Disiplin Tinggi dan Pelatihan yang Berat
Menjadi pilot tempur bukan sekadar prestise, tetapi tanggung jawab besar. Ayesha menjalani pelatihan fisik dan mental yang ketat sejak pagi buta hingga larut malam. Bahkan saat hari libur pun, mereka tetap menjalani latihan fisik dan permainan strategi untuk mempertajam insting dan ketahanan mental.
“Ini bukan pekerjaan kantoran. Ini soal nyawa, strategi, dan kecepatan berpikir dalam situasi tekanan tinggi,” ungkapnya.
Momen yang Tak Terlupakan
Pengalaman paling berkesan bagi Ayesha adalah saat menjalani penerbangan solo pertamanya.
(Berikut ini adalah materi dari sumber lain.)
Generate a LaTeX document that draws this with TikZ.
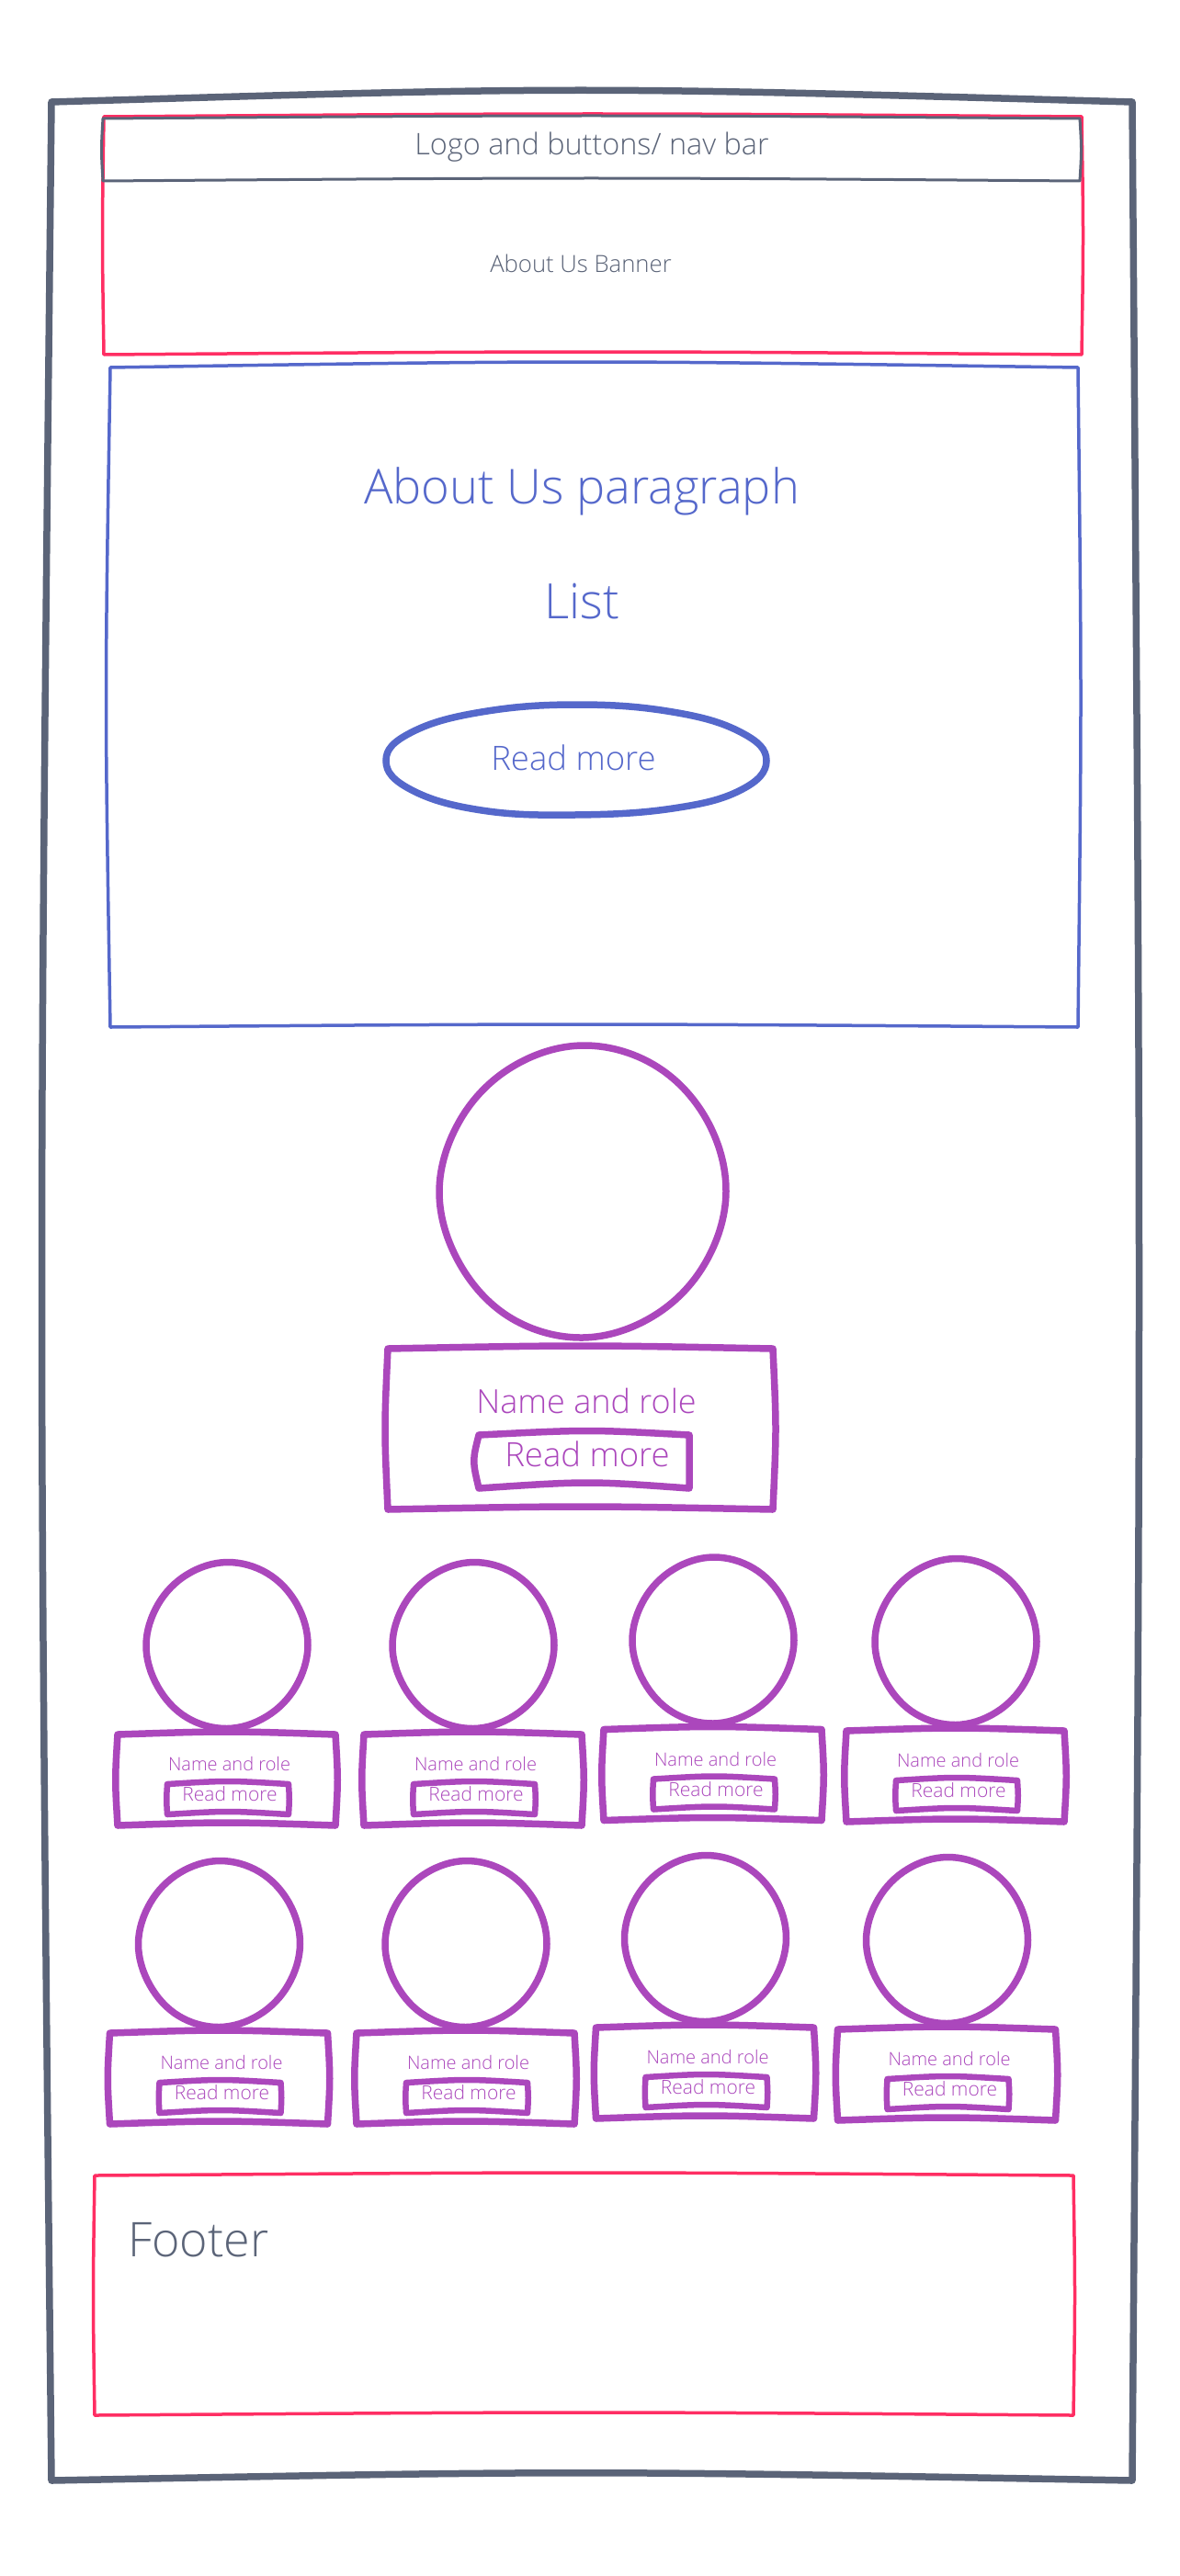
\documentclass[tikz,border=0pt]{standalone}
\usepackage{fontspec}
\setmainfont{Open Sans Light}
\definecolor{cgray}{HTML}{5B6478}
\definecolor{cblue}{HTML}{5568CB}
\definecolor{cpurple}{HTML}{AB47BC}
\definecolor{cred}{HTML}{FF2E63}
\newcommand{\fsz}[1]{\fontsize{#1}{#1}\selectfont}
\tikzset{
  lbl/.style={inner sep=0pt,anchor=center},
  outerln/.style={draw=cgray,line width=7.5pt,line join=round},
  redln/.style={draw=cred,line width=3.5pt,line join=round},
  navln/.style={draw=cgray,line width=3pt,line join=round},
  blueln/.style={draw=cblue,line width=3.5pt,line join=round},
  purln/.style={draw=cpurple,line width=7.5pt,line join=round},
  purthin/.style={draw=cpurple,line width=6.5pt,line join=round},
}
% hand-drawn box: [side bulge], style, x1,y1,x2,y2
\newcommand{\WBox}[6][4]{%
  \draw[#2] (#3,#4) .. controls ({(#3+#5)/2},{#4-4}) .. (#5,#4)
    .. controls ({#5+#1},{(#4+#6)/2}) .. (#5,#6)
    .. controls ({(#3+#5)/2},{#6-4}) .. (#3,#6)
    .. controls ({#3-#1},{(#4+#6)/2}) .. cycle;}
% hand-drawn circle: style, cx,cy,rx,ry
\newcommand{\WPt}[4]{({cos(#1)*#2*#3},{-sin(#1)*#2*#4})}
\newcommand{\WCircle}[5]{%
  \begin{scope}[shift={(#2,#3)}]
  \draw[#1] plot[smooth cycle,tension=.63] coordinates {
   \WPt{0}{1}{#4}{#5} \WPt{30}{.995}{#4}{#5} \WPt{60}{1}{#4}{#5} \WPt{90}{1}{#4}{#5}
   \WPt{120}{.985}{#4}{#5} \WPt{150}{.985}{#4}{#5} \WPt{180}{1}{#4}{#5} \WPt{210}{.99}{#4}{#5}
   \WPt{240}{1}{#4}{#5} \WPt{270}{1}{#4}{#5} \WPt{300}{.985}{#4}{#5} \WPt{330}{.985}{#4}{#5}};
  \end{scope}}
% team member: dx, dy, id
\newcommand{\Member}[3]{%
  \begin{scope}[shift={(#1,#2)}]
  \WCircle{purln}{247}{1791}{88}{90.5}
  \WBox[3]{purln}{128}{1888}{365}{1987}
  \WBox[1]{purthin}{182}{1942}{314}{1975}
  \node[lbl,text=cpurple] (name#3) at (249.5,1920) {\fsz{20}Name and role};
  \node[lbl,text=cpurple] (read#3) at (250,1953) {\fsz{21}Read more};
  \end{scope}}
\begin{document}
\begin{tikzpicture}[x=1pt,y=-1pt]
\useasboundingbox (0,0) rectangle (1284,2804);
\fill[white] (0,0) rectangle (1284,2804);
% outer frame
\draw[outerln] (56,111) .. controls (628,94) .. (1232,111)
  .. controls (1242,1400) .. (1232,2700)
  .. controls (628,2689) .. (56,2700)
  .. controls (42,1400) .. cycle;
% banner
\WBox[2]{redln}{113}{127}{1177}{386}
\WBox[2]{navln}{112}{129}{1175}{197}
\node[lbl,text=cgray] (nav) at (644,160) {\fsz{32.4}Logo and buttons/ nav bar};
\node[lbl,text=cgray] (banner) at (632,287) {\fsz{25.7}About Us Banner};
% about
\draw[blueln] (120,400) .. controls (628,392) .. (1173,400)
  .. controls (1177,760) .. (1173,1118)
  .. controls (628,1114) .. (120,1118)
  .. controls (114,760) .. cycle;
\node[lbl,text=cblue] (para) at (633,535) {\fsz{52.4}About Us paragraph};
\node[lbl,text=cblue] (list) at (633,655) {\fsz{53}List};
\draw[draw=cblue,line width=7.5pt] plot[smooth cycle,tension=.7] coordinates {
  (420,828) (448,797) (524,775) (628,767) (732,775) (806,797) (834,828)
  (806,860) (732,880) (625,887) (524,882) (448,860)};
\node[lbl,text=cblue] (readbig) at (624,825) {\fsz{36.5}Read more};
% lead member
\WCircle{purln}{634}{1297}{156}{159}
\WBox[4]{purln}{422}{1468}{841}{1643}
\draw[purln] (521,1562) .. controls (640,1556) .. (750,1562) -- (750,1620)
  .. controls (640,1612) .. (521,1620) .. controls (514,1590) .. cycle;
\node[lbl,text=cpurple] (leadname) at (638,1525) {\fsz{36}Name and role};
\node[lbl,text=cpurple] (leadread) at (639,1583) {\fsz{36.5}Read more};
% team
\Member{0}{0}{a}
\Member{268}{0}{b}
\Member{529}{-5.5}{c}
\Member{793}{-4}{d}
\Member{-8.5}{325}{e}
\Member{260}{325}{f}
\Member{520.5}{319}{g}
\Member{783.5}{321}{h}
% footer
\WBox[2]{redln}{103}{2368}{1168}{2629}
\node[lbl,text=cgray,anchor=base west] (footer) at (139,2456) {\fsz{52}Footer};
\end{tikzpicture}
\end{document}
Baginya, itu adalah momen puncak yang tak bisa digambarkan dengan kata-kata.
“Rasanya luar biasa ketika menyadari bahwa jet itu benar-benar dalam kendali saya,” tuturnya.
Kini, Ayesha tak hanya dikenal sebagai pilot tempur pertama dari Pakistan, tetapi juga sebagai inspirasi bagi ribuan gadis muda di seluruh negeri.
“Saya menerima banyak telepon dari gadis-gadis yang ingin menjadi seperti saya. Tapi yang membuat saya paling bahagia adalah ketika orang tua mereka juga mendukung. Itu pertanda perubahan besar sedang terjadi,” pungkasnya.